5.- Courant 2003, la Commission européenne décida de moderniser la huitième Directive (cf. infra chapitre IV)13.

6.- Au niveau des professions de la comptabilité et de l'audit, la FEE (Fédération Européenne des Experts-comptables) avait émis en juillet 1998, un corps de principes communs en matière d'indépendance14 et en février 2001, un document sur l'approche conceptuelle de l'indépendance15.

5. En Belgique

7.- Courant 1999, le Conseil supérieur des professions économiques16 émit d'initiative une recommandation relative à l'indépendance des réviseurs17. En 1999 également, à l'initiative du premier ministre, un groupe de travail présidé par le Professeur P. De Grauwe entama des réflexions sur la problématique du corporate governance dont entre autres sujets l'indépendance du commissaire. Le groupe de travail déposa son rapport le 20 mars 2000 et l'avant-projet de loi approuvé en conseil des ministres le 22 septembre 200018 s'inspirait très largement dudit rapport19.

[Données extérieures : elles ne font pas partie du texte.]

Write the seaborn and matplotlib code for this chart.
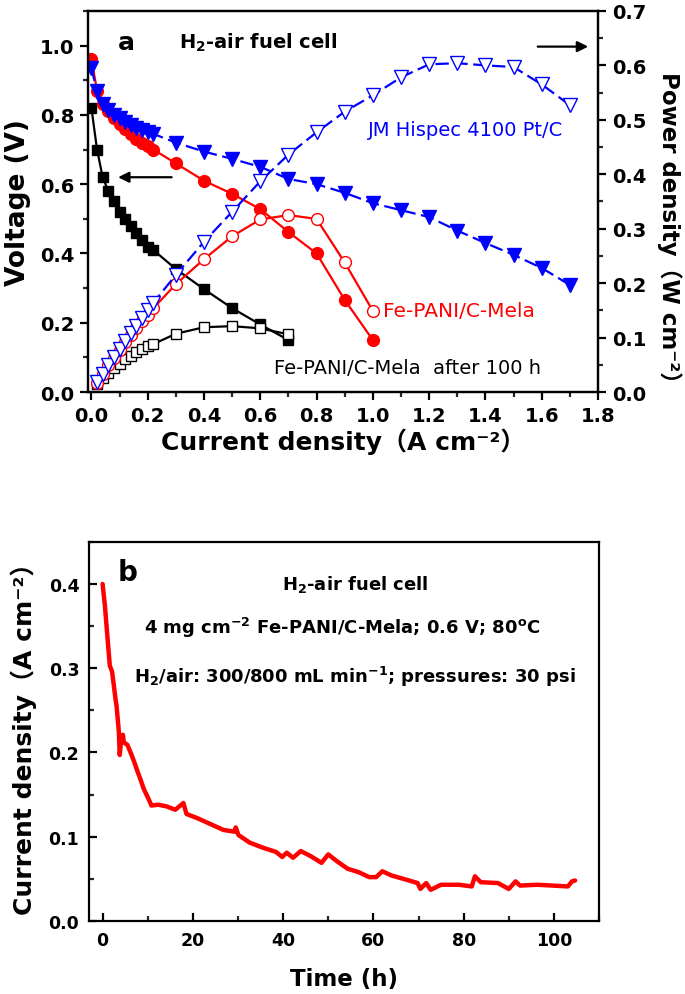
import matplotlib
matplotlib.use("Agg")
import matplotlib.pyplot as plt
from matplotlib.ticker import MultipleLocator, FormatStrFormatter
import seaborn as sns

# ---- panel a: polarization + power density ----
j_pt = [0.0, 0.02, 0.04, 0.06, 0.08, 0.10, 0.12, 0.14, 0.16, 0.18, 0.20, 0.22,
        0.3, 0.4, 0.5, 0.6, 0.7, 0.8, 0.9, 1.0, 1.1, 1.2, 1.3, 1.4, 1.5, 1.6, 1.7]
v_pt = [0.935, 0.868, 0.83, 0.815, 0.80, 0.79, 0.78, 0.77, 0.762, 0.755, 0.75, 0.745,
        0.72, 0.694, 0.673, 0.65, 0.615, 0.60, 0.575, 0.545, 0.525, 0.505, 0.466, 0.43,
        0.396, 0.358, 0.309]
p_pt = [None, 0.018, 0.034, 0.049, 0.064, 0.079, 0.094, 0.108, 0.122, 0.136, 0.150, 0.164,
        0.215, 0.276, 0.331, 0.387, 0.436, 0.477, 0.515, 0.545, 0.578, 0.602, 0.604, 0.600,
        0.597, 0.565, 0.527]

j_fe = [0.0, 0.02, 0.04, 0.06, 0.08, 0.10, 0.12, 0.14, 0.16, 0.18, 0.20, 0.22,
        0.3, 0.4, 0.5, 0.6, 0.7, 0.8, 0.9, 1.0]
v_fe = [0.962, 0.87, 0.83, 0.81, 0.79, 0.775, 0.76, 0.745, 0.73, 0.72, 0.71, 0.70,
        0.66, 0.61, 0.572, 0.528, 0.462, 0.40, 0.266, 0.15]
p_fe = [None, 0.017, 0.033, 0.049, 0.063, 0.078, 0.091, 0.104, 0.117, 0.130, 0.142, 0.154,
        0.198, 0.244, 0.286, 0.317, 0.325, 0.318, 0.238, 0.149]

j_100h = [0.0, 0.02, 0.04, 0.06, 0.08, 0.10, 0.12, 0.14, 0.16, 0.18, 0.20, 0.22,
          0.3, 0.4, 0.5, 0.6, 0.7]
v_100h = [0.82, 0.70, 0.62, 0.58, 0.55, 0.52, 0.50, 0.48, 0.46, 0.44, 0.42, 0.41,
          0.355, 0.297, 0.242, 0.195, 0.15]
p_100h = [None, 0.014, 0.025, 0.035, 0.044, 0.052, 0.060, 0.067, 0.074, 0.079, 0.084, 0.088,
          0.107, 0.119, 0.121, 0.117, 0.106]

# ---- panel b: durability at 0.6 V ----
time_h = [0.0, 0.5, 1.0, 1.6, 2.1, 2.9, 3.1, 3.6, 3.8, 4.1, 4.5, 4.7, 5.5, 6.2, 7.0, 7.7,
          8.4, 9.1, 9.9, 10.6, 10.8, 12.3, 14.2, 16.1, 17.9, 18.6, 21.0, 23.9, 26.8, 29.2,
          29.5, 30.1, 32.6, 35.5, 38.4, 39.8, 40.8, 42.2, 43.9, 46.1, 48.5, 50.0, 51.9,
          54.3, 56.7, 59.1, 60.6, 62.0, 64.0, 67.3, 69.8, 70.4, 71.7, 72.7, 75.0, 78.9,
          81.8, 82.5, 83.8, 87.6, 90.0, 91.5, 92.5, 96.3, 103.1, 104.0, 104.7]
current = [0.40, 0.375, 0.342, 0.303, 0.296, 0.262, 0.255, 0.225, 0.197, 0.215, 0.221,
           0.212, 0.209, 0.200, 0.189, 0.178, 0.168, 0.157, 0.148, 0.140, 0.137, 0.138,
           0.136, 0.132, 0.140, 0.127, 0.122, 0.115, 0.108, 0.106, 0.111, 0.102, 0.093,
           0.087, 0.082, 0.076, 0.081, 0.075, 0.083, 0.077, 0.069, 0.079, 0.071, 0.062,
           0.058, 0.052, 0.052, 0.059, 0.054, 0.049, 0.045, 0.038, 0.045, 0.037, 0.043,
           0.043, 0.041, 0.053, 0.046, 0.045, 0.038, 0.047, 0.042, 0.043, 0.041, 0.047,
           0.048]

sns.set_theme(style="ticks")
plt.rcParams["font.family"] = ["DejaVu Sans", "Noto Sans CJK SC"]
plt.rcParams["font.weight"] = "bold"
plt.rcParams["axes.labelweight"] = "bold"
plt.rcParams["mathtext.default"] = "regular"
plt.rcParams["axes.linewidth"] = 1.6
plt.rcParams["axes.edgecolor"] = "black"
plt.rcParams["text.color"] = "black"
plt.rcParams["axes.labelcolor"] = "black"

BLUE = "#0000ff"
RED = "#ff0000"

fig = plt.figure(figsize=(6.85, 9.95), dpi=100)
ax = fig.add_axes([0.1285, 0.605, 0.7445, 0.383])
ax2 = ax.twinx()

def curve(axis, x, y, color, marker, filled, ls="-", ms=8):
    pts = [(a, b) for a, b in zip(x, y) if b is not None]
    xs = [p[0] for p in pts]
    ys = [p[1] for p in pts]
    sns.lineplot(x=xs, y=ys, ax=axis, color=color, marker=marker, markersize=ms,
                 markeredgecolor=color, markerfacecolor=color if filled else "white",
                 markeredgewidth=1.0, linewidth=1.6, linestyle=ls, sort=False,
                 estimator=None)

curve(ax, j_100h, v_100h, "black", "s", True, ms=7.5)
curve(ax, j_fe, v_fe, RED, "o", True, ms=8.5)
curve(ax, j_pt, v_pt, BLUE, "v", True, ls=(0, (6, 2.5)), ms=10)
curve(ax2, j_100h, p_100h, "black", "s", False, ms=7.5)
curve(ax2, j_fe, p_fe, RED, "o", False, ms=8.5)
curve(ax2, j_pt, p_pt, BLUE, "v", False, ls=(0, (6, 2.5)), ms=10)

ax.set_xlim(-0.012, 1.8)
ax.set_ylim(0, 1.1)
ax2.set_ylim(0, 0.7)
ax.xaxis.set_major_locator(MultipleLocator(0.2))
ax.xaxis.set_minor_locator(MultipleLocator(0.1))
ax.yaxis.set_major_locator(MultipleLocator(0.2))
ax.yaxis.set_minor_locator(MultipleLocator(0.1))
ax2.yaxis.set_major_locator(MultipleLocator(0.1))
ax2.yaxis.set_minor_locator(MultipleLocator(0.05))
ax.xaxis.set_major_formatter(FormatStrFormatter("%.1f"))
ax.yaxis.set_major_formatter(FormatStrFormatter("%.1f"))
ax2.yaxis.set_major_formatter(FormatStrFormatter("%.1f"))
for a in (ax, ax2):
    a.tick_params(which="major", direction="out", length=6, width=1.6, labelsize=14,
                  colors="black", pad=4)
    a.tick_params(which="minor", direction="out", length=3.5, width=1.6)
ax.tick_params(which="both", top=False, right=False)
ax2.tick_params(which="both", left=False, right=True)
for s in ("top", "right", "left", "bottom"):
    ax.spines[s].set_visible(True)
    ax2.spines[s].set_visible(True)
    ax2.spines[s].set_linewidth(1.6)

ax.set_xlabel("Current density（A cm⁻²）", fontsize=18, labelpad=2)
ax.set_ylabel("Voltage (V)", fontsize=19, labelpad=6)
ax2.set_ylabel("Power density（W cm⁻²）", fontsize=16.5, rotation=270, va="center",
               ha="center")
ax2.yaxis.set_label_coords(1.14, 0.42)

ax.text(0.125, 1.01, "a", fontsize=18, va="center", ha="center")
ax.text(0.313, 1.01, "H$_2$-air fuel cell", fontsize=14, va="center", ha="left")
ax.text(0.982, 0.758, "JM Hispec 4100 Pt/C", fontsize=14, color=BLUE, fontweight="normal",
        va="center", ha="left")
ax.text(1.035, 0.236, "Fe-PANI/C-Mela", fontsize=14.5, color=RED, fontweight="normal",
        va="center", ha="left")
ax.text(0.648, 0.072, "Fe-PANI/C-Mela  after 100 h", fontsize=14, color="black",
        fontweight="normal", va="center", ha="left")
arrow = dict(arrowstyle="-|>", color="black", lw=1.6, mutation_scale=16)
ax.annotate("", xy=(0.085, 0.62), xytext=(0.295, 0.62), arrowprops=arrow)
ax.annotate("", xy=(1.775, 0.997), xytext=(1.576, 0.997), arrowprops=arrow)

# ---- panel b ----
axb = fig.add_axes([0.130, 0.0734, 0.7445, 0.381])
sns.lineplot(x=time_h, y=current, ax=axb, color=RED, linewidth=3.2, sort=False,
             estimator=None)
axb.set_xlim(-3, 110)
axb.set_ylim(0, 0.45)
axb.xaxis.set_major_locator(MultipleLocator(20))
axb.xaxis.set_minor_locator(MultipleLocator(10))
axb.yaxis.set_major_locator(MultipleLocator(0.1))
axb.yaxis.set_minor_locator(MultipleLocator(0.05))
axb.yaxis.set_major_formatter(FormatStrFormatter("%.1f"))
axb.tick_params(which="major", direction="in", length=6, width=1.6, labelsize=12.5,
                colors="black", pad=7)
axb.tick_params(which="minor", direction="in", length=3.5, width=1.6)
for s in ("top", "right"):
    axb.spines[s].set_visible(True)
axb.set_xlabel("Time (h)", fontsize=16.5, labelpad=13)
axb.set_ylabel("Current density（A cm⁻²）", fontsize=18, labelpad=8)

axb.text(5.5, 0.414, "b", fontsize=20, va="center", ha="center")
axb.text(56, 0.40, "H$_2$-air fuel cell", fontsize=13, va="center", ha="center")
axb.text(53, 0.349, "4 mg cm$^{-2}$ Fe-PANI/C-Mela; 0.6 V; 80$^{o}$C", fontsize=13,
         va="center", ha="center")
axb.text(56, 0.291, "H$_2$/air: 300/800 mL min$^{-1}$; pressures: 30 psi", fontsize=13,
         va="center", ha="center")

fig.savefig("out.png", dpi=100)
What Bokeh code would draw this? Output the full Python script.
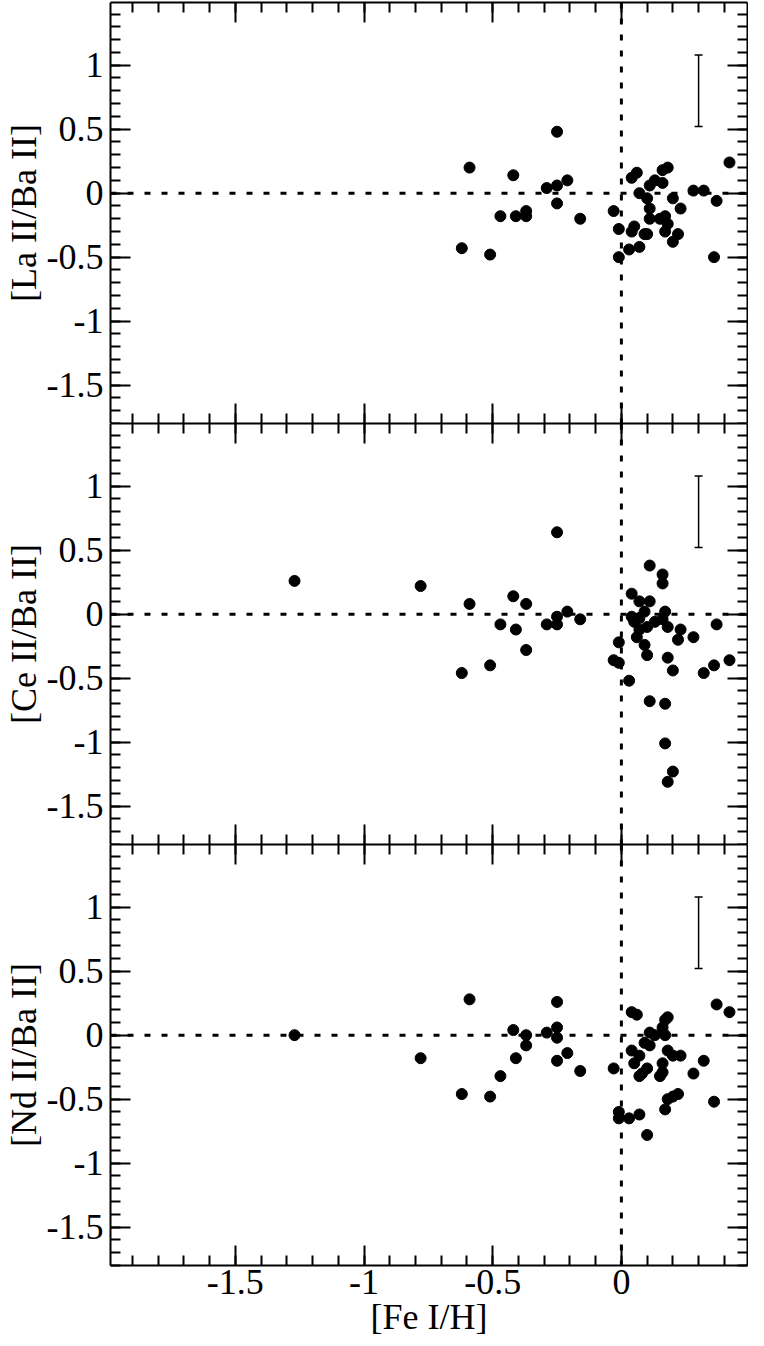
from bokeh.plotting import figure
from bokeh.layouts import column
from bokeh.models import (ColumnDataSource, CustomJSTickFormatter, LinearAxis,
                          Range1d, SingleIntervalTicker, Span, TeeHead, Whisker)
from bokeh.embed import file_html
from bokeh.resources import INLINE

FONT = "Liberation Serif"

# [La II/Ba II] vs [Fe I/H]
fe_la = [-0.62, -0.59, -0.51, -0.47, -0.42, -0.41, -0.37, -0.37, -0.29, -0.25,
         -0.25, -0.25, -0.21, -0.16, -0.03, -0.01, -0.01, 0.03, 0.04, 0.06,
         0.04, 0.05, 0.07, 0.07, 0.09, 0.10, 0.10, 0.11, 0.11, 0.11,
         0.13, 0.16, 0.16, 0.18, 0.15, 0.17, 0.18, 0.17, 0.20, 0.20,
         0.22, 0.23, 0.28, 0.32, 0.36, 0.37, 0.42]
la_ba = [-0.43, 0.20, -0.48, -0.18, 0.14, -0.18, -0.14, -0.18, 0.04, 0.48,
         0.06, -0.08, 0.10, -0.20, -0.14, -0.28, -0.50, -0.44, 0.12, 0.16,
         -0.30, -0.26, -0.42, 0.00, -0.32, -0.32, -0.04, -0.12, -0.20, 0.06,
         0.10, 0.08, 0.18, 0.20, -0.20, -0.18, -0.24, -0.30, -0.04, -0.38,
         -0.32, -0.12, 0.02, 0.02, -0.50, -0.06, 0.24]

# [Ce II/Ba II] vs [Fe I/H]
fe_ce = [-1.27, -0.78, -0.62, -0.59, -0.51, -0.47, -0.42, -0.41, -0.37, -0.37,
         -0.29, -0.25, -0.25, -0.25, -0.21, -0.16, 0.11, 0.16, 0.16, 0.04,
         0.07, 0.11, 0.09, 0.17, 0.04, 0.05, 0.07, 0.13, 0.16, 0.10,
         0.07, 0.18, 0.06, 0.23, 0.22, 0.28, 0.37, -0.01, 0.09, 0.10,
         -0.03, -0.01, 0.03, 0.18, 0.20, 0.32, 0.36, 0.42, 0.11, 0.17,
         0.17, 0.20, 0.18]
ce_ba = [0.26, 0.22, -0.46, 0.08, -0.40, -0.08, 0.14, -0.12, 0.08, -0.28,
         -0.08, 0.64, -0.02, -0.08, 0.02, -0.04, 0.38, 0.31, 0.24, 0.16,
         0.10, 0.10, 0.02, 0.02, -0.02, -0.06, -0.03, -0.06, -0.04, -0.10,
         -0.12, -0.10, -0.18, -0.12, -0.20, -0.18, -0.08, -0.22, -0.24, -0.32,
         -0.36, -0.38, -0.52, -0.34, -0.44, -0.46, -0.40, -0.36, -0.68, -0.70,
         -1.01, -1.23, -1.31]

# [Nd II/Ba II] vs [Fe I/H]
fe_nd = [-1.27, -0.78, -0.62, -0.59, -0.51, -0.47, -0.42, -0.41, -0.37, -0.37,
         -0.29, -0.25, -0.25, -0.25, -0.25, -0.21, -0.16, -0.03, 0.04, 0.06,
         0.18, 0.17, 0.16, 0.11, 0.13, 0.17, 0.09, 0.11, 0.04, 0.07,
         0.18, 0.20, 0.23, 0.32, 0.05, 0.16, 0.10, 0.08, 0.07, 0.16,
         0.15, 0.28, 0.37, 0.42, 0.18, 0.20, 0.22, 0.36, 0.17, -0.01,
         -0.01, 0.03, 0.07, 0.10]
nd_ba = [0.00, -0.18, -0.46, 0.28, -0.48, -0.32, 0.04, -0.18, 0.00, -0.08,
         0.02, 0.26, 0.06, -0.02, -0.20, -0.14, -0.28, -0.26, 0.18, 0.16,
         0.14, 0.12, 0.06, 0.02, 0.00, 0.00, -0.06, -0.08, -0.12, -0.16,
         -0.12, -0.16, -0.16, -0.20, -0.22, -0.22, -0.26, -0.30, -0.32, -0.29,
         -0.32, -0.30, 0.24, 0.18, -0.50, -0.48, -0.46, -0.52, -0.58, -0.60,
         -0.65, -0.65, -0.62, -0.78]

# typical error bar
err_x = [0.30]
err_y = [0.80]
err_half = [0.28]

panels = [
    ("[La II/Ba II]", fe_la, la_ba),
    ("[Ce II/Ba II]", fe_ce, ce_ba),
    ("[Nd II/Ba II]", fe_nd, nd_ba),
]

x_range = Range1d(-1.985, 0.49)
fmt = CustomJSTickFormatter(code="return String(Math.round(tick * 10) / 10);")


def style_axis(axis, labels):
    axis.ticker = SingleIntervalTicker(interval=0.5, num_minor_ticks=5)
    axis.axis_line_width = 2
    axis.axis_line_color = "black"
    axis.major_tick_in = 20
    axis.major_tick_out = 0
    axis.minor_tick_in = 10
    axis.minor_tick_out = 0
    axis.major_tick_line_width = 2
    axis.minor_tick_line_width = 2
    axis.major_tick_line_color = "black"
    axis.minor_tick_line_color = "black"
    if labels:
        axis.formatter = fmt
        axis.major_label_text_font = FONT
        axis.major_label_text_font_size = "36px"
        axis.major_label_text_color = "black"
    else:
        # ticks only, no numbers
        axis.major_label_text_font_size = "1px"
        axis.major_label_text_color = None
        axis.major_label_standoff = 0


figs = []
for i, (label, xs, ys) in enumerate(panels):
    last = i == len(panels) - 1
    p = figure(width=748, frame_height=421, x_range=x_range,
               y_range=Range1d(-1.80, 1.49),
               output_backend="svg", toolbar_location=None, tools="",
               min_border_left=99, min_border_right=1,
               min_border_top=2 if i == 0 else 0, min_border_bottom=0)
    p.outline_line_color = None
    p.grid.grid_line_color = None

    style_axis(p.yaxis[0], True)
    p.yaxis.major_label_standoff = 7
    p.yaxis.axis_label = label
    p.yaxis.axis_label_text_font = FONT
    p.yaxis.axis_label_text_font_size = "36px"
    p.yaxis.axis_label_text_font_style = "normal"
    p.yaxis.axis_label_text_color = "black"
    p.yaxis.axis_label_standoff = 0

    style_axis(p.xaxis[0], last)
    if last:
        p.xaxis.major_label_standoff = 4
        p.xaxis.axis_label = "[Fe I/H]"
        p.xaxis.axis_label_text_font = FONT
        p.xaxis.axis_label_text_font_size = "36px"
        p.xaxis.axis_label_text_font_style = "normal"
        p.xaxis.axis_label_text_color = "black"
        p.xaxis.axis_label_standoff = 0

    right = LinearAxis()
    style_axis(right, False)
    p.add_layout(right, "right")
    top = LinearAxis()
    style_axis(top, False)
    p.add_layout(top, "above")

    p.add_layout(Span(location=0, dimension="width", line_color="black",
                      line_width=3, line_dash="6 11"))
    p.add_layout(Span(location=0, dimension="height", line_color="black",
                      line_width=3, line_dash="6 10"))

    src = ColumnDataSource(dict(x=xs, y=ys))
    p.scatter("x", "y", source=src, size=11, marker="circle",
              fill_color="black", line_color="black")

    esrc = ColumnDataSource(dict(
        x=err_x,
        lower=[c - h for c, h in zip(err_y, err_half)],
        upper=[c + h for c, h in zip(err_y, err_half)]))
    p.add_layout(Whisker(source=esrc, base="x", lower="lower", upper="upper",
                         dimension="height", line_width=1.5, line_color="black",
                         lower_head=TeeHead(size=8, line_width=1.5),
                         upper_head=TeeHead(size=8, line_width=1.5)))
    figs.append(p)

layout = column(*figs, spacing=0)
open("out.html", "w").write(file_html(layout, INLINE))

L'avant-projet de loi fut soumis à l'avis du Conseil d'État20 et à celui du Conseil supérieur des professions économiques21.

8.- Le projet de loi fut déposé à la chambre le 23 avril 200122. La commission «chargée des problèmes de droit commercial et économique» de la chambre procéda à de nombreuses auditions23 dont celle de représentants de l'Institut des réviseurs d'entreprises24 et de l'Institut des experts-comptables25.

9.- Un avant-projet d'arrêté royal relatif aux services non-audit fut mis à la disposition des parlementaires en octobre 200126.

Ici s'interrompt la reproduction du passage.